The bill stalled in the Senate Environment and Agriculture Committee after concerns about how, and at what cost, the state would run a bottle collection program and the economic impact a bottle redemption law would have on liquor stores near the Massachusetts border.

Several Rhode Island liquor store owners testified at a committee hearing, voicing fears that they would lose business to their Bay State competitors, who are subject to a bottle bill but no sales tax on alcohol.

Even though a bottle redemption program did not make it through the Senate, it’s still alive in the House, but with little chance to become law this year.

A bill with language similar to the original Senate bill was introduced in the Environment and Natural Resources Committee in May by Rep. Donna Walsh, D-Charlestown. It retains the 5-cent redeemable deposit on beverage containers.

Walsh said she will probably amend her bill to mirror the current Senate version. This year’s bottle-bill attempts are among many to come through the State House over the years, to fail yet again.

“I guess something is better than nothing,” Walsh said of the study that would be assigned to Resource Recovery. “A lot of times that’s the way things work in the legislature.”

Rhode Island and New Hampshire are the only states in New England that do not have a bottle redemption program. Connecticut and Massachusetts lawmakers are looking to expand their states’ collection systems, which do not include bottled water and sport drinks.

In other action, the Senate unanimously passed a water bill sponsored by Sen. Susan Sosnowski, D-North Kingstown, who has spent three years drafting legislation to speed the permitting process to dig new wells and limit water use in the summer.

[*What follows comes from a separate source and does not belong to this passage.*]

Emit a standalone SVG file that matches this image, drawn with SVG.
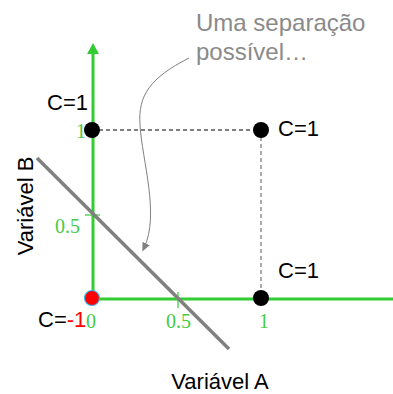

The bill, now awaiting consideration in the House with a companion bill sponsored by Malik, allows water suppliers to create conservation pricing to conserve water in the summer and calls for the creation of a water systems development board, which would streamline the application process for water supply projects. The board would be made up of representatives of relevant state agencies, such as the Department of Environmental Management and state Department of Health.